肉厚の急な変化はNG。なだらかに変化させる。
適切な肉厚設計
✅ 樹脂の厚みは均一に近い方が望ましい。

厚すぎる部分は収縮や内部応力が残りやすい。
リブの設計
✅ リブの付け根はフィレットで滑らかにすること。
形状の工夫
✅ スナップフィット(はめ込み構造)を使う場合は、屈曲耐性と形状の最適化が重要。
✅ ネジ止め部やボス部は最も割れやすいポイント。

肉厚のコントロールと座面の強化を考慮。
材料選定のポイント
樹脂は種類によって大きく性質が異なります。
主な材料例と特徴
材料名 | 特徴 | 割れやすさ |
---|---|---|
POM(ジュラコン) | 高強度、摩耗に強い、摺動部品に適する | 割れにくい |
MCナイロン | 高強度、高靭性、耐摩耗性優秀 | 割れにくい |
PEEK | 高強度、高耐熱、耐薬品性・耐摩耗性優秀 | 非常に割れにくい |
アクリル(PMMA) | 高透明性、耐候性良好、硬いが脆い | 割れやすい |
PET | 高強度、耐摩耗性良好、成形性も良い | やや割れにくい |
PC(ポリカーボネート) | 高靭性、透明、衝撃に非常に強い | 割れにくい |
補足ポイント
- 強度・靭性が求められる部品はPOMが有利。
- MCナイロン は機械部品(ギア、スライド部品)によく使われます。
- PEEK は高価ですが、高性能用途(医療・航空・半導体)で人気。
- アクリル は美観優先の透明部品に使われますが、割れやすいため衝撃用途は避ける。

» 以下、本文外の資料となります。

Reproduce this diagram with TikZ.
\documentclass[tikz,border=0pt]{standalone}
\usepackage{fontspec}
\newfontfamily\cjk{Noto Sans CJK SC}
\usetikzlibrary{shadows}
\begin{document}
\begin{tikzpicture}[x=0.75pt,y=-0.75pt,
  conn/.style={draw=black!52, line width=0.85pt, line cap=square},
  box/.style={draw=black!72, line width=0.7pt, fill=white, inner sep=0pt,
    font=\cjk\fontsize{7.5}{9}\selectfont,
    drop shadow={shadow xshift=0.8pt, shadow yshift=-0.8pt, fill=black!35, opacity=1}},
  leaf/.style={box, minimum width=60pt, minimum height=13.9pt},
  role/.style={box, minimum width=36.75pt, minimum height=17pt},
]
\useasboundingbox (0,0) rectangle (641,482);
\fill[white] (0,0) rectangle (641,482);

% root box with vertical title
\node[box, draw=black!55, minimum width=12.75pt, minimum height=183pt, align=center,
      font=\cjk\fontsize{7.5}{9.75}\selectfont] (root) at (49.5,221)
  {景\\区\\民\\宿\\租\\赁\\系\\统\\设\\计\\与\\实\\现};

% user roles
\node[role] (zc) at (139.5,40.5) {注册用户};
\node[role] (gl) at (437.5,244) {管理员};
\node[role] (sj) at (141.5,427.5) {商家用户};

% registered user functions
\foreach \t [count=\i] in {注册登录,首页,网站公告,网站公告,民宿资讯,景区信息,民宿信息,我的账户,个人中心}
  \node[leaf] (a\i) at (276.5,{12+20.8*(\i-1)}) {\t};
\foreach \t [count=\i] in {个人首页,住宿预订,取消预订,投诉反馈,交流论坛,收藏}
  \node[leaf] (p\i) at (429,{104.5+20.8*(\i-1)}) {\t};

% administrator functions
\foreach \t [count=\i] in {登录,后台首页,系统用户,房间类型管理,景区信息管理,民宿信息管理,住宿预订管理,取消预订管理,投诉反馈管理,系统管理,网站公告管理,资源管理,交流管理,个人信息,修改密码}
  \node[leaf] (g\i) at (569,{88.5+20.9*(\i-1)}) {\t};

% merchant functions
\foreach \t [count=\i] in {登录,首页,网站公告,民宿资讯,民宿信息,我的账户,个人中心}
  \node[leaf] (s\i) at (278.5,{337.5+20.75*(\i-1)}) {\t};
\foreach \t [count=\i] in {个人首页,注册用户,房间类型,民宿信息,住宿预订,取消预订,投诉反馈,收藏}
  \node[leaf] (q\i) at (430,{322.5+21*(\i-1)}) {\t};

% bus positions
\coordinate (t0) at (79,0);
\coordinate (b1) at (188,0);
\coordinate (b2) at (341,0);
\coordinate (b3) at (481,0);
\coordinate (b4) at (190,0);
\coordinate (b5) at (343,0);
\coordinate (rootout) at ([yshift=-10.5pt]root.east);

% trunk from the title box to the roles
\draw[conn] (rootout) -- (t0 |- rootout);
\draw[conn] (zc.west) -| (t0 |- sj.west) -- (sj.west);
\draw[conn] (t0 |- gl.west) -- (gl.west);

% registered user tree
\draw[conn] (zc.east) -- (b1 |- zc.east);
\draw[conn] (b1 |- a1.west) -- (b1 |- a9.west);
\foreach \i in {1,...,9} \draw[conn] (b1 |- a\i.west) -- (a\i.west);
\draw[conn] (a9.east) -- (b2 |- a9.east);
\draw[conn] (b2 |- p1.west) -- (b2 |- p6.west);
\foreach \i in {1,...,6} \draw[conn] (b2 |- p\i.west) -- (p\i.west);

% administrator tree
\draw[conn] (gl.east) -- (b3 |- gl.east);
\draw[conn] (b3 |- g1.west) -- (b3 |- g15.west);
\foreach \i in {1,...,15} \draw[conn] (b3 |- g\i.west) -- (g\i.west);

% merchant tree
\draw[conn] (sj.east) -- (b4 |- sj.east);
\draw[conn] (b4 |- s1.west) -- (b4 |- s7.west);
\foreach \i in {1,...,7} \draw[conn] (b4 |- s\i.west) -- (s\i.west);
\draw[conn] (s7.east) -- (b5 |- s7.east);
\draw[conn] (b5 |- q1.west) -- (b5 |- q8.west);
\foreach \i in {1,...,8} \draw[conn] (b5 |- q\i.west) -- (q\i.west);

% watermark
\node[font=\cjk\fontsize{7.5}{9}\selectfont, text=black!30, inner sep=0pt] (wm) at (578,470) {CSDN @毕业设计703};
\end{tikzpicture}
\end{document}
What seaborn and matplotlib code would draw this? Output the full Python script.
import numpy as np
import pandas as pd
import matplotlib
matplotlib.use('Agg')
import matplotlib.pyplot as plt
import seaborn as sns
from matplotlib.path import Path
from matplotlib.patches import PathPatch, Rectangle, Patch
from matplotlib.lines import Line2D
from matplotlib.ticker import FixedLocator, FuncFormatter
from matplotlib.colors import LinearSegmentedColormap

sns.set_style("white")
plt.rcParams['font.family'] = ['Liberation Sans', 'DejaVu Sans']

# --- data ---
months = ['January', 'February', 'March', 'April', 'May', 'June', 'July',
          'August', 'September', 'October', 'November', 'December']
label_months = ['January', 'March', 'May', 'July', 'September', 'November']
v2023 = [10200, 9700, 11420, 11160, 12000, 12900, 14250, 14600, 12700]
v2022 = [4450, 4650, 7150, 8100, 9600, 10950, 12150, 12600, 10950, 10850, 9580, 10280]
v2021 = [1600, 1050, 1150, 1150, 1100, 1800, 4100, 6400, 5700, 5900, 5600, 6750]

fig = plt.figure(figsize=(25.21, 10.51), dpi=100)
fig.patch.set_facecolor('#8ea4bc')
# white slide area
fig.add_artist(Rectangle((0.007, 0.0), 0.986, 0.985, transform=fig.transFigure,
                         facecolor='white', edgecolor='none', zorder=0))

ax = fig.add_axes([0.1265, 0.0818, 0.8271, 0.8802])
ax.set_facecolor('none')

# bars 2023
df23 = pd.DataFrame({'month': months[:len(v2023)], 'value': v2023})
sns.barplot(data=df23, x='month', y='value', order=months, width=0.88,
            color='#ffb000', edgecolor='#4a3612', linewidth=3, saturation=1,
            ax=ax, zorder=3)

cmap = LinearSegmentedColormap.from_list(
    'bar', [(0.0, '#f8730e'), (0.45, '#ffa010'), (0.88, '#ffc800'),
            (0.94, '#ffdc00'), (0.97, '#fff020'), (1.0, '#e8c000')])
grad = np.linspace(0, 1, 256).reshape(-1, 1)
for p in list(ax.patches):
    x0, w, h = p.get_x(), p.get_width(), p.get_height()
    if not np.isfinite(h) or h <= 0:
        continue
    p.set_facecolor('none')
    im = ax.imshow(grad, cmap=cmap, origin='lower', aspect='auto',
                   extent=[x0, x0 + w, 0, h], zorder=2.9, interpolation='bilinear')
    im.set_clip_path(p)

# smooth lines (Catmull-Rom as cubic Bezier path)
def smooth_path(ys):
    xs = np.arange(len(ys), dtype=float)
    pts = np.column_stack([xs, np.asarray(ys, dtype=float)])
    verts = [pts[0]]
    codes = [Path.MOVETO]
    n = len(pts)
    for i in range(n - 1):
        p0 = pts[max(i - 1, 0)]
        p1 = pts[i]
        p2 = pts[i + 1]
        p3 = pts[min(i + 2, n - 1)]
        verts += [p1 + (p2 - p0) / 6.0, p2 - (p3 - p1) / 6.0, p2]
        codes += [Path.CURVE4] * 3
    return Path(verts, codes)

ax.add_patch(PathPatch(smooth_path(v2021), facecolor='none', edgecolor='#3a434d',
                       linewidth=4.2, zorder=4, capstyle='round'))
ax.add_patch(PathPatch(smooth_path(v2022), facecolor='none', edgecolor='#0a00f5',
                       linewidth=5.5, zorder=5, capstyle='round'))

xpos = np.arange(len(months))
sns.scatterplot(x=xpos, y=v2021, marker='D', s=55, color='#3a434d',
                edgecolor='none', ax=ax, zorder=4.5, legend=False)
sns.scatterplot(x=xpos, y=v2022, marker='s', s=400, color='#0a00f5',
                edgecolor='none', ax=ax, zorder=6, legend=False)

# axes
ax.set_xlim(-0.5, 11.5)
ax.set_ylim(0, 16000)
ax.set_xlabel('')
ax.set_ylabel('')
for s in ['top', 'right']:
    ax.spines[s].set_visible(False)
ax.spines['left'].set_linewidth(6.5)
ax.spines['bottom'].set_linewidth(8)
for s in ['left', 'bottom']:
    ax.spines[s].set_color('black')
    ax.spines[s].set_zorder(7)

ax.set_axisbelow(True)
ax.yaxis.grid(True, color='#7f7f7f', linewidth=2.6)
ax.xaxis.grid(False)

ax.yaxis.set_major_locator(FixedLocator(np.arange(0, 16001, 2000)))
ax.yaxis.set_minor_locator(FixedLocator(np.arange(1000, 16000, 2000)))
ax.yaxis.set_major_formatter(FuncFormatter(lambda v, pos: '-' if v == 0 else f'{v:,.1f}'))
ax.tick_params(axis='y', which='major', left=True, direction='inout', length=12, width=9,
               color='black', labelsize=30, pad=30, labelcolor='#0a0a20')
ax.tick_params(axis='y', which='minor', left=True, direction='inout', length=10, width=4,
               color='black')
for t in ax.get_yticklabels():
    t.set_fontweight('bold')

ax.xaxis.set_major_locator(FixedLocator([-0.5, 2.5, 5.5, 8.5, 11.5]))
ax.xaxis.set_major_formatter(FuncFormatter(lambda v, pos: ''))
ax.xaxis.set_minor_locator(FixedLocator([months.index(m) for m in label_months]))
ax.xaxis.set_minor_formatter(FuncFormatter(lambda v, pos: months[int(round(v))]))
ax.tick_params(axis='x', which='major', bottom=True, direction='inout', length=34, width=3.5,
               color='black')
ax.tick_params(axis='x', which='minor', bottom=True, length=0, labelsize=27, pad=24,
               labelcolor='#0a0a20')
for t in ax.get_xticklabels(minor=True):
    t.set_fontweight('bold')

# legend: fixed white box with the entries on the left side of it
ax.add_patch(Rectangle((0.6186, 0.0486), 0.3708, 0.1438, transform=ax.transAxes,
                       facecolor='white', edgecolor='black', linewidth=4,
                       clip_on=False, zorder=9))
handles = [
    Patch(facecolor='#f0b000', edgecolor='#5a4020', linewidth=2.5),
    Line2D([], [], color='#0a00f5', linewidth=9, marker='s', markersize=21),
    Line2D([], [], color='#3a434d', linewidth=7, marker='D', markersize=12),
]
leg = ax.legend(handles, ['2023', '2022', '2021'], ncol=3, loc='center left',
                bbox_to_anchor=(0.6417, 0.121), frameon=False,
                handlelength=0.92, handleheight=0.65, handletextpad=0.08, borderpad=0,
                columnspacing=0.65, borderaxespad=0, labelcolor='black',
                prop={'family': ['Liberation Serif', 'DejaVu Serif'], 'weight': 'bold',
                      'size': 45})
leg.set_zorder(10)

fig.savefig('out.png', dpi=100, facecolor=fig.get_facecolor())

- PET はペットボトル材として有名ですが、工業用グレードは強度と耐摩耗性に優れます。
割れにくくする設計事例
良い設計例
✅ ネジ穴周囲に補強リブとフィレットを追加
✅ ボス部の肉厚を適正化し内部応力を減少
✅ コーナー部にR形状を付加
✅ 部品全体の肉厚を均一にして冷却収縮ムラを防止
悪い設計例(NG例)
🚫 鋭角な角のまま設計(クラックの起点になる)
🚫 ネジ穴周囲が薄くて応力集中
🚫 厚みが急に変わる(内部応力が発生しやすい)
🚫 材料選定が用途に合っていない
使用時の注意点
設計で対策しても、使い方次第で割れることもあります。
⚠️ 強い衝撃を避ける
⚠️ 直射日光・高温環境に長時間さらさない
⚠️ 耐候性グレードを選定する場合はUV対応を確認
⚠️ 樹脂同士の嵌合(かんごう)は過大な力が不要な形状に
まとめ
✔ プラスチックは金属とは異なる破壊モードを持つ
✔ 応力集中を避け、適切な肉厚設計が重要
✔ 材料選定は割れやすさを大きく左右する
✔ 使い方や環境にも配慮する必要がある
「割れない樹脂部品」は設計の工夫次第。
樹脂特有の設計のコツを押さえれば、軽くて丈夫で美しい製品づくりが実現できます。
初心者の方はぜひ今回のポイントを取り入れて、一歩上の設計力を身につけていきましょう!